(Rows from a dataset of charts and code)
--- Start ---

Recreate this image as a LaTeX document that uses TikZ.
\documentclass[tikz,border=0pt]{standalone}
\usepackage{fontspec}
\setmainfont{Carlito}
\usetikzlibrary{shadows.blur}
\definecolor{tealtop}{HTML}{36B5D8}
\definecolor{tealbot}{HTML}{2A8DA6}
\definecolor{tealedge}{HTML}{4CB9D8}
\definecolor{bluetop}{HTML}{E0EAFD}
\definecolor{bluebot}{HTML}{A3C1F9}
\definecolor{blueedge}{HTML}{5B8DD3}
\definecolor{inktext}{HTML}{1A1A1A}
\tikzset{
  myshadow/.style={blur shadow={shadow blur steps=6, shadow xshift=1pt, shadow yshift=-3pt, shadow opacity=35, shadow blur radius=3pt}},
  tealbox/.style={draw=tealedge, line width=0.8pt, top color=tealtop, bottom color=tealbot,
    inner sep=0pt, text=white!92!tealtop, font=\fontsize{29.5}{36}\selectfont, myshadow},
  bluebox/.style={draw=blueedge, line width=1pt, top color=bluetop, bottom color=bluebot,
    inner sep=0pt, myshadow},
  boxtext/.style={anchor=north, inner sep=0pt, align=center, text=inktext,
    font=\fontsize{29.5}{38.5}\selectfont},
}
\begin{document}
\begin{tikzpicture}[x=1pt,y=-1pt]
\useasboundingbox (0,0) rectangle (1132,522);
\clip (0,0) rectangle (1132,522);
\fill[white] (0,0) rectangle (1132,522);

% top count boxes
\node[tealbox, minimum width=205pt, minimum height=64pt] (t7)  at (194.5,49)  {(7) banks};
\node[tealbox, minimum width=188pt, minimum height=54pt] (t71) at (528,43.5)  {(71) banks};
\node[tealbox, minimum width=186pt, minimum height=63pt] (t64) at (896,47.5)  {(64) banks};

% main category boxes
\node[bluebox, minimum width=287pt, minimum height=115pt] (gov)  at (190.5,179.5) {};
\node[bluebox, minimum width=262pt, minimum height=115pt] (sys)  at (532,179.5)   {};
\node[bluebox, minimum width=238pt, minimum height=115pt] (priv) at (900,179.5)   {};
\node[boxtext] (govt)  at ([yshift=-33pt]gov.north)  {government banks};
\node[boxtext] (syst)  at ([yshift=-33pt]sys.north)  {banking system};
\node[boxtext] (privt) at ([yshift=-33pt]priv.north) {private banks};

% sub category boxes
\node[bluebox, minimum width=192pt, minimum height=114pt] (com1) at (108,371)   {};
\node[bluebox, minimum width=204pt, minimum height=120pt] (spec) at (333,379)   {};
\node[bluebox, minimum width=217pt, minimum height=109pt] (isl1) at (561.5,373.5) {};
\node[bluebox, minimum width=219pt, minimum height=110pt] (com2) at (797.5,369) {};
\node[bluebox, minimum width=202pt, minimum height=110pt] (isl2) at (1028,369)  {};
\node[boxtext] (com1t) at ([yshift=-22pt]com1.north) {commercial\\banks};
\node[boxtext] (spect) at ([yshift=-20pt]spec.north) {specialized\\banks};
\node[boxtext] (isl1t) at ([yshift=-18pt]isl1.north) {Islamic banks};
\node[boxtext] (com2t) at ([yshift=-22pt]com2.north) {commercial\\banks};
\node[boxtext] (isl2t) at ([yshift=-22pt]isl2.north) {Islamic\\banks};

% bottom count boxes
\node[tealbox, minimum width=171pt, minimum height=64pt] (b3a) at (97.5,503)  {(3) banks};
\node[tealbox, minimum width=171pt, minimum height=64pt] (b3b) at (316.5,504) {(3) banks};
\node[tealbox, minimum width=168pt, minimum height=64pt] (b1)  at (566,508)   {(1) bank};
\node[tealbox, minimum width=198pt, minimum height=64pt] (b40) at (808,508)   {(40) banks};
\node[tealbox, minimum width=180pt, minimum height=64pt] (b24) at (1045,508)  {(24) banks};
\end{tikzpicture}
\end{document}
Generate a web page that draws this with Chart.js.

--- End ---

- _Task objective_
Output all of the data again. Match it exactly.

- _Result of the exercise_
Recreate this image as a LaTeX document that uses TikZ.
\documentclass[tikz,border=0pt]{standalone}
\usepackage{fontspec}
\setmainfont{Carlito}
\usetikzlibrary{shadows.blur}
\definecolor{tealtop}{HTML}{36B5D8}
\definecolor{tealbot}{HTML}{2A8DA6}
\definecolor{tealedge}{HTML}{4CB9D8}
\definecolor{bluetop}{HTML}{E0EAFD}
\definecolor{bluebot}{HTML}{A3C1F9}
\definecolor{blueedge}{HTML}{5B8DD3}
\definecolor{inktext}{HTML}{1A1A1A}
\tikzset{
  myshadow/.style={blur shadow={shadow blur steps=6, shadow xshift=1pt, shadow yshift=-3pt, shadow opacity=35, shadow blur radius=3pt}},
  tealbox/.style={draw=tealedge, line width=0.8pt, top color=tealtop, bottom color=tealbot,
    inner sep=0pt, text=white!92!tealtop, font=\fontsize{29.5}{36}\selectfont, myshadow},
  bluebox/.style={draw=blueedge, line width=1pt, top color=bluetop, bottom color=bluebot,
    inner sep=0pt, myshadow},
  boxtext/.style={anchor=north, inner sep=0pt, align=center, text=inktext,
    font=\fontsize{29.5}{38.5}\selectfont},
}
\begin{document}
\begin{tikzpicture}[x=1pt,y=-1pt]
\useasboundingbox (0,0) rectangle (1132,522);
\clip (0,0) rectangle (1132,522);
\fill[white] (0,0) rectangle (1132,522);

% top count boxes
\node[tealbox, minimum width=205pt, minimum height=64pt] (t7)  at (194.5,49)  {(7) banks};
\node[tealbox, minimum width=188pt, minimum height=54pt] (t71) at (528,43.5)  {(71) banks};
\node[tealbox, minimum width=186pt, minimum height=63pt] (t64) at (896,47.5)  {(64) banks};

% main category boxes
\node[bluebox, minimum width=287pt, minimum height=115pt] (gov)  at (190.5,179.5) {};
\node[bluebox, minimum width=262pt, minimum height=115pt] (sys)  at (532,179.5)   {};
\node[bluebox, minimum width=238pt, minimum height=115pt] (priv) at (900,179.5)   {};
\node[boxtext] (govt)  at ([yshift=-33pt]gov.north)  {government banks};
\node[boxtext] (syst)  at ([yshift=-33pt]sys.north)  {banking system};
\node[boxtext] (privt) at ([yshift=-33pt]priv.north) {private banks};

% sub category boxes
\node[bluebox, minimum width=192pt, minimum height=114pt] (com1) at (108,371)   {};
\node[bluebox, minimum width=204pt, minimum height=120pt] (spec) at (333,379)   {};
\node[bluebox, minimum width=217pt, minimum height=109pt] (isl1) at (561.5,373.5) {};
\node[bluebox, minimum width=219pt, minimum height=110pt] (com2) at (797.5,369) {};
\node[bluebox, minimum width=202pt, minimum height=110pt] (isl2) at (1028,369)  {};
\node[boxtext] (com1t) at ([yshift=-22pt]com1.north) {commercial\\banks};
\node[boxtext] (spect) at ([yshift=-20pt]spec.north) {specialized\\banks};
\node[boxtext] (isl1t) at ([yshift=-18pt]isl1.north) {Islamic banks};
\node[boxtext] (com2t) at ([yshift=-22pt]com2.north) {commercial\\banks};
\node[boxtext] (isl2t) at ([yshift=-22pt]isl2.north) {Islamic\\banks};

% bottom count boxes
\node[tealbox, minimum width=171pt, minimum height=64pt] (b3a) at (97.5,503)  {(3) banks};
\node[tealbox, minimum width=171pt, minimum height=64pt] (b3b) at (316.5,504) {(3) banks};
\node[tealbox, minimum width=168pt, minimum height=64pt] (b1)  at (566,508)   {(1) bank};
\node[tealbox, minimum width=198pt, minimum height=64pt] (b40) at (808,508)   {(40) banks};
\node[tealbox, minimum width=180pt, minimum height=64pt] (b24) at (1045,508)  {(24) banks};
\end{tikzpicture}
\end{document}
Generate a web page that draws this with Chart.js.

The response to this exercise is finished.